For instance, in "Untraceable" it appears the lead character becomes a target of the serial killer who is able to find her home via software downloaded to her daughter’s video game. Technical consultant Hilbert says, "It can happen -- it does happen."
DNSstuff agrees, saying while most network professionals understand how critical DNS is to maintaining fluid operations and protecting an organization, DNS upgrade projects still seem to get pushed to the back burner. "It’s easy to put DNS aside because it doesn’t seem to impact the business until it fails," Parisi says.
On the positive side, DNSstuff executives say they feel the film will bring to the fore a technology that network engineers have always known is critical to keeping businesses up and running. The company offers some tools free in a limited capacity on its Web site, but points out signing up to its tools and services costs $36 per year.
"I think it is less expensive than NetFlix for the average person to do the same thing the FBI, CIA and Interpol do," Person says.

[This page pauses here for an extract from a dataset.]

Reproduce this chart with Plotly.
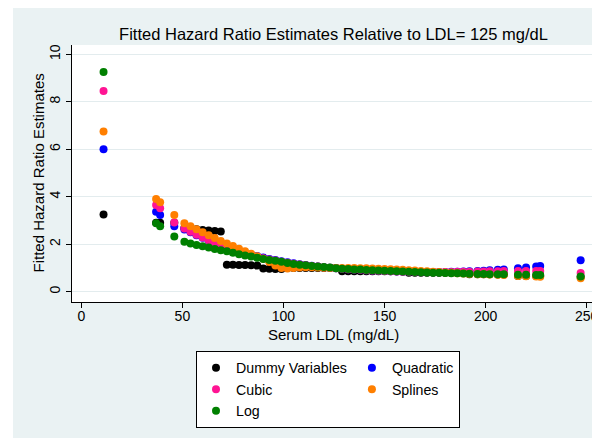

Parisi adds that concerned parents in this age of MySpace and Facebook could use DNSstuff tools to ensure their children aren’t falling victim to some technology-based attacks. "Our tools are for the IT community, there is complex technology underneath. But when the average person thinks something is suspicious or wants to know who their child is talking to online, they can run a whois lookup," he says.
While DNSstuff has yet to see the finished film, and executives are uncertain to what extent their technology will be included in the final result, the company is excited that high-tech topics such as DNS are "bubbling to the surface" in entertainment for the general public. The movie, they say, could raise visibility of the importance of companies protecting their DNS servers and of individuals acting more carefully on the Internet.
"One thing is for certain, the movie will establish that most people don’t fully understand the nature of cybercrime and how nasty it can get," Person says.